Provided material:
┌────────

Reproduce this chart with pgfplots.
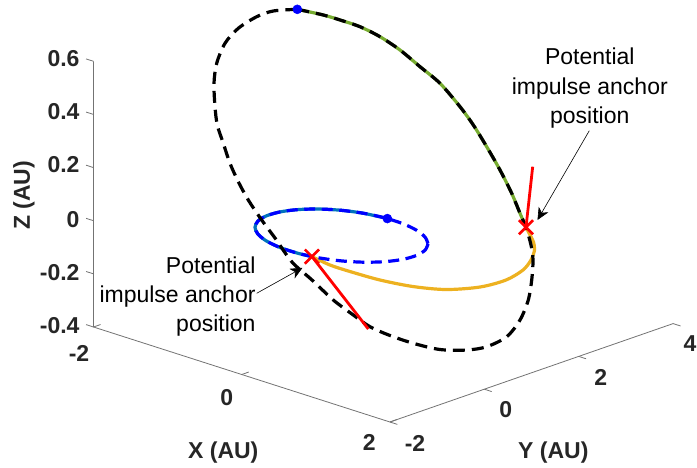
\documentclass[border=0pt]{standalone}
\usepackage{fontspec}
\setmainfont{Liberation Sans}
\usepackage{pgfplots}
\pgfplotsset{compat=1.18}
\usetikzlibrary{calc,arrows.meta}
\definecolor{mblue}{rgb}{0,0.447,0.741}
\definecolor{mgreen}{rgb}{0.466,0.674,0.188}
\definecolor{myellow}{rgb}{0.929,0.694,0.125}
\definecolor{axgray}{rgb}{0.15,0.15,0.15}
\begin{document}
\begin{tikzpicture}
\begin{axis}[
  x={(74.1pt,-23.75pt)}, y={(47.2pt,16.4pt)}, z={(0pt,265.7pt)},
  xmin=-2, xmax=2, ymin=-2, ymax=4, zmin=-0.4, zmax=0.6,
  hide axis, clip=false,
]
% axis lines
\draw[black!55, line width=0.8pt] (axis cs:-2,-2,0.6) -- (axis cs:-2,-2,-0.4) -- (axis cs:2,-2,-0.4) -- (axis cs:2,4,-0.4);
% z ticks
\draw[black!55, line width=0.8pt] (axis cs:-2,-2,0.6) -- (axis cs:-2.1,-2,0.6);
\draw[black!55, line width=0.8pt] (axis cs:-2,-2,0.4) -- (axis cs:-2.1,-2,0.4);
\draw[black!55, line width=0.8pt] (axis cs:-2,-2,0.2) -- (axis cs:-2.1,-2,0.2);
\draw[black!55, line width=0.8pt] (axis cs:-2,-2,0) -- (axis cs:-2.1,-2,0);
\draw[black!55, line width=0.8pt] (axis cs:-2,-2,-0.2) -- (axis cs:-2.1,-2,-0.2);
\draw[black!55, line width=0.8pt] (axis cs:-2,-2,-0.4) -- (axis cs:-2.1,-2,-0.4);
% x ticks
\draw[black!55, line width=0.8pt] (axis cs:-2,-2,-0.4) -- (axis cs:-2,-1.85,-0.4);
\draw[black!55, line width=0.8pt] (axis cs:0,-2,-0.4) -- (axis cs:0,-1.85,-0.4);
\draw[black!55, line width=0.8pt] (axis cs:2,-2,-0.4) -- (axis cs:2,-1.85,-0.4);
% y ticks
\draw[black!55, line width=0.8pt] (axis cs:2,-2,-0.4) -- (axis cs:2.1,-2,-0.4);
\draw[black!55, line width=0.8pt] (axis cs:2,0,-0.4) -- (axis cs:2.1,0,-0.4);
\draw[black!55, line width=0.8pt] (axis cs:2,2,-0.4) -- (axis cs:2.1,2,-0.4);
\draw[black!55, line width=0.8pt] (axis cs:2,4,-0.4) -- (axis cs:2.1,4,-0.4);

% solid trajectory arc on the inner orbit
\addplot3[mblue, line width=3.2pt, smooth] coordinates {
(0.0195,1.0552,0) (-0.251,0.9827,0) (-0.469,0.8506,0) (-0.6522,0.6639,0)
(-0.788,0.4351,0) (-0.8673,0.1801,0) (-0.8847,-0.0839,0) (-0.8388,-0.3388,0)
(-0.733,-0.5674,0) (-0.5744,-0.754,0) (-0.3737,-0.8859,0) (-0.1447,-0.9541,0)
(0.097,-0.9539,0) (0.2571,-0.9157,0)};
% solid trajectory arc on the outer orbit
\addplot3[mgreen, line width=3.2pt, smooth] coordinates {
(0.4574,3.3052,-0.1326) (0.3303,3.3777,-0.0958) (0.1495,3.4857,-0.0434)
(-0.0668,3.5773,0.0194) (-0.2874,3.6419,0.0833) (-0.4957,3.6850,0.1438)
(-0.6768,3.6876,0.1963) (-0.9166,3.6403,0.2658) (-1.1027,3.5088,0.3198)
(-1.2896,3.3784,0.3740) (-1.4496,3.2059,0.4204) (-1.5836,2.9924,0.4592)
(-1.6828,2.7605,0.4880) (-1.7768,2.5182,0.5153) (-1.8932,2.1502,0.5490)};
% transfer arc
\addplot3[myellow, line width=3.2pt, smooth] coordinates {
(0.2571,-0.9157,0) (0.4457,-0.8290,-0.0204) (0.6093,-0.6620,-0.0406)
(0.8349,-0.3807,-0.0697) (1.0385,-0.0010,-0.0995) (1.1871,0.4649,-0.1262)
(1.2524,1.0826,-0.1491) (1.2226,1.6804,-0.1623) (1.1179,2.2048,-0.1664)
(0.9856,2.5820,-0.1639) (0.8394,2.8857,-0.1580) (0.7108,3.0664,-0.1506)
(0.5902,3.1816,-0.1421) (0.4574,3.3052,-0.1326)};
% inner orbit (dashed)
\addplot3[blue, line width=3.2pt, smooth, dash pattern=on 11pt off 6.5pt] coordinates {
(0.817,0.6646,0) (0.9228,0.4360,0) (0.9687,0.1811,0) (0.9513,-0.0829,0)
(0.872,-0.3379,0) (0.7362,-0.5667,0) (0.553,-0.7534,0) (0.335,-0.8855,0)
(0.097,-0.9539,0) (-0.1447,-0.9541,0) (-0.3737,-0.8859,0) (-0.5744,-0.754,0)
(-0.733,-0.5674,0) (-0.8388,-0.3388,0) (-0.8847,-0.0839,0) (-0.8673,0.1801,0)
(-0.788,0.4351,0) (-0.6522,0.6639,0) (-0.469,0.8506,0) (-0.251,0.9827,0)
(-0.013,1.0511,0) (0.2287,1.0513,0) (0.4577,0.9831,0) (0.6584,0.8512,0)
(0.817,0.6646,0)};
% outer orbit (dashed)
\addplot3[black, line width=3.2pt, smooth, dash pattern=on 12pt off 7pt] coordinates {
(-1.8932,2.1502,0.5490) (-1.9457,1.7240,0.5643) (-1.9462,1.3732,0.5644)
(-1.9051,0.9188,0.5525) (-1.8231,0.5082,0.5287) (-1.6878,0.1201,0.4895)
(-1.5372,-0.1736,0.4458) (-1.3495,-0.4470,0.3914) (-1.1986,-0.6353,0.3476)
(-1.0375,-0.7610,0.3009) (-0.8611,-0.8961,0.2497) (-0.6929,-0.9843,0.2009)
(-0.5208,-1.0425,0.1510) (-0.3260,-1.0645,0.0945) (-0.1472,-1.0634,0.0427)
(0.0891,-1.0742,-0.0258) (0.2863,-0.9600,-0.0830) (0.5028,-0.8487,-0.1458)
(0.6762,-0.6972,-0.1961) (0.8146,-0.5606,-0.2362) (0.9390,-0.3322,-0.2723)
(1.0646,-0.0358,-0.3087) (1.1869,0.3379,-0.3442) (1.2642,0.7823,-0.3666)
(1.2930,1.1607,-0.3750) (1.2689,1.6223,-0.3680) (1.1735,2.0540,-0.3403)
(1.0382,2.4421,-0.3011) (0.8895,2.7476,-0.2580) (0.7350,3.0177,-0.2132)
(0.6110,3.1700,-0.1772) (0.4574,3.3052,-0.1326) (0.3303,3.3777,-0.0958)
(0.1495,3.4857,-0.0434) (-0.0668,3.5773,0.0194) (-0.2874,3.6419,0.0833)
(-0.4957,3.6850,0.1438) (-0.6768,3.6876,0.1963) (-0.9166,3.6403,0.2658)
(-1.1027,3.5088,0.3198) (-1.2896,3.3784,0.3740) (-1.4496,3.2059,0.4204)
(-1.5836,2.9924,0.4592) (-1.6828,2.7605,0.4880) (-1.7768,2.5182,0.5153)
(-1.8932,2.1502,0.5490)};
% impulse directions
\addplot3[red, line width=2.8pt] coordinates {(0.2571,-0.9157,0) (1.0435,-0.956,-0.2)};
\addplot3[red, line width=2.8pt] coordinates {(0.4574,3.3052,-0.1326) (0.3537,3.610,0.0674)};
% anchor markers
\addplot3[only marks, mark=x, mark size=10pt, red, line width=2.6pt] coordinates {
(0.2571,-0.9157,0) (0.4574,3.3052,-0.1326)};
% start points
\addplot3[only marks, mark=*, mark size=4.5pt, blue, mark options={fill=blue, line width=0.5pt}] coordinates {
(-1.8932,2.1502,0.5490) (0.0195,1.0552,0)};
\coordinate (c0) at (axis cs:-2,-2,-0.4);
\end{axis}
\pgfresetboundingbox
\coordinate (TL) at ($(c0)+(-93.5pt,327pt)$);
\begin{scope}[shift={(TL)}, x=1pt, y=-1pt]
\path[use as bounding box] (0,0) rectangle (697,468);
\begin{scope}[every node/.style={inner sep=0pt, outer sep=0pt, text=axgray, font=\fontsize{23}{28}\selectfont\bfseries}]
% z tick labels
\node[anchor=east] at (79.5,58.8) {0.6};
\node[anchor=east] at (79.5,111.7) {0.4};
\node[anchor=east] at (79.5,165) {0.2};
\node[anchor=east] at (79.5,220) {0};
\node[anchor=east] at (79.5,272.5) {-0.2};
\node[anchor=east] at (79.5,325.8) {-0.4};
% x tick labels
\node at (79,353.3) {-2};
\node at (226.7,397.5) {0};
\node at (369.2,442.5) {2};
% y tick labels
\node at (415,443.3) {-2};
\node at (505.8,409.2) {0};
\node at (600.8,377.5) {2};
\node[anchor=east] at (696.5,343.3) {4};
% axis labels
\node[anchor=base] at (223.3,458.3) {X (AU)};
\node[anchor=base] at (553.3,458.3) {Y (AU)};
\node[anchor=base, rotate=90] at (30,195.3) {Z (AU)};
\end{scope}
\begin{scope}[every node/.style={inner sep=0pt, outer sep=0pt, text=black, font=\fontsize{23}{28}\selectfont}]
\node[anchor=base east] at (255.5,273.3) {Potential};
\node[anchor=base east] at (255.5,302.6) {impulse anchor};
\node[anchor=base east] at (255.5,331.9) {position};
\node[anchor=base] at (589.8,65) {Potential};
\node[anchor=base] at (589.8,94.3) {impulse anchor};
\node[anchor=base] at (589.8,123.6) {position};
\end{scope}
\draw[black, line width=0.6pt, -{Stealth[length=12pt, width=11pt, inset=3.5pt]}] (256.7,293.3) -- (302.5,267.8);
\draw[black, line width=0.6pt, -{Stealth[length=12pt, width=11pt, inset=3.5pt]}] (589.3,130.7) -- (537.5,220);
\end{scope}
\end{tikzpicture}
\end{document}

└────────

Exercise description:
Return exactly what appears from the opening line of the material through the line with "-- (axis cs:2.1,4,-0.4);", apart from the pictures.

Worked answer:
Reproduce this chart with pgfplots.
\documentclass[border=0pt]{standalone}
\usepackage{fontspec}
\setmainfont{Liberation Sans}
\usepackage{pgfplots}
\pgfplotsset{compat=1.18}
\usetikzlibrary{calc,arrows.meta}
\definecolor{mblue}{rgb}{0,0.447,0.741}
\definecolor{mgreen}{rgb}{0.466,0.674,0.188}
\definecolor{myellow}{rgb}{0.929,0.694,0.125}
\definecolor{axgray}{rgb}{0.15,0.15,0.15}
\begin{document}
\begin{tikzpicture}
\begin{axis}[
  x={(74.1pt,-23.75pt)}, y={(47.2pt,16.4pt)}, z={(0pt,265.7pt)},
  xmin=-2, xmax=2, ymin=-2, ymax=4, zmin=-0.4, zmax=0.6,
  hide axis, clip=false,
]
% axis lines
\draw[black!55, line width=0.8pt] (axis cs:-2,-2,0.6) -- (axis cs:-2,-2,-0.4) -- (axis cs:2,-2,-0.4) -- (axis cs:2,4,-0.4);
% z ticks
\draw[black!55, line width=0.8pt] (axis cs:-2,-2,0.6) -- (axis cs:-2.1,-2,0.6);
\draw[black!55, line width=0.8pt] (axis cs:-2,-2,0.4) -- (axis cs:-2.1,-2,0.4);
\draw[black!55, line width=0.8pt] (axis cs:-2,-2,0.2) -- (axis cs:-2.1,-2,0.2);
\draw[black!55, line width=0.8pt] (axis cs:-2,-2,0) -- (axis cs:-2.1,-2,0);
\draw[black!55, line width=0.8pt] (axis cs:-2,-2,-0.2) -- (axis cs:-2.1,-2,-0.2);
\draw[black!55, line width=0.8pt] (axis cs:-2,-2,-0.4) -- (axis cs:-2.1,-2,-0.4);
% x ticks
\draw[black!55, line width=0.8pt] (axis cs:-2,-2,-0.4) -- (axis cs:-2,-1.85,-0.4);
\draw[black!55, line width=0.8pt] (axis cs:0,-2,-0.4) -- (axis cs:0,-1.85,-0.4);
\draw[black!55, line width=0.8pt] (axis cs:2,-2,-0.4) -- (axis cs:2,-1.85,-0.4);
% y ticks
\draw[black!55, line width=0.8pt] (axis cs:2,-2,-0.4) -- (axis cs:2.1,-2,-0.4);
\draw[black!55, line width=0.8pt] (axis cs:2,0,-0.4) -- (axis cs:2.1,0,-0.4);
\draw[black!55, line width=0.8pt] (axis cs:2,2,-0.4) -- (axis cs:2.1,2,-0.4);
\draw[black!55, line width=0.8pt] (axis cs:2,4,-0.4) -- (axis cs:2.1,4,-0.4);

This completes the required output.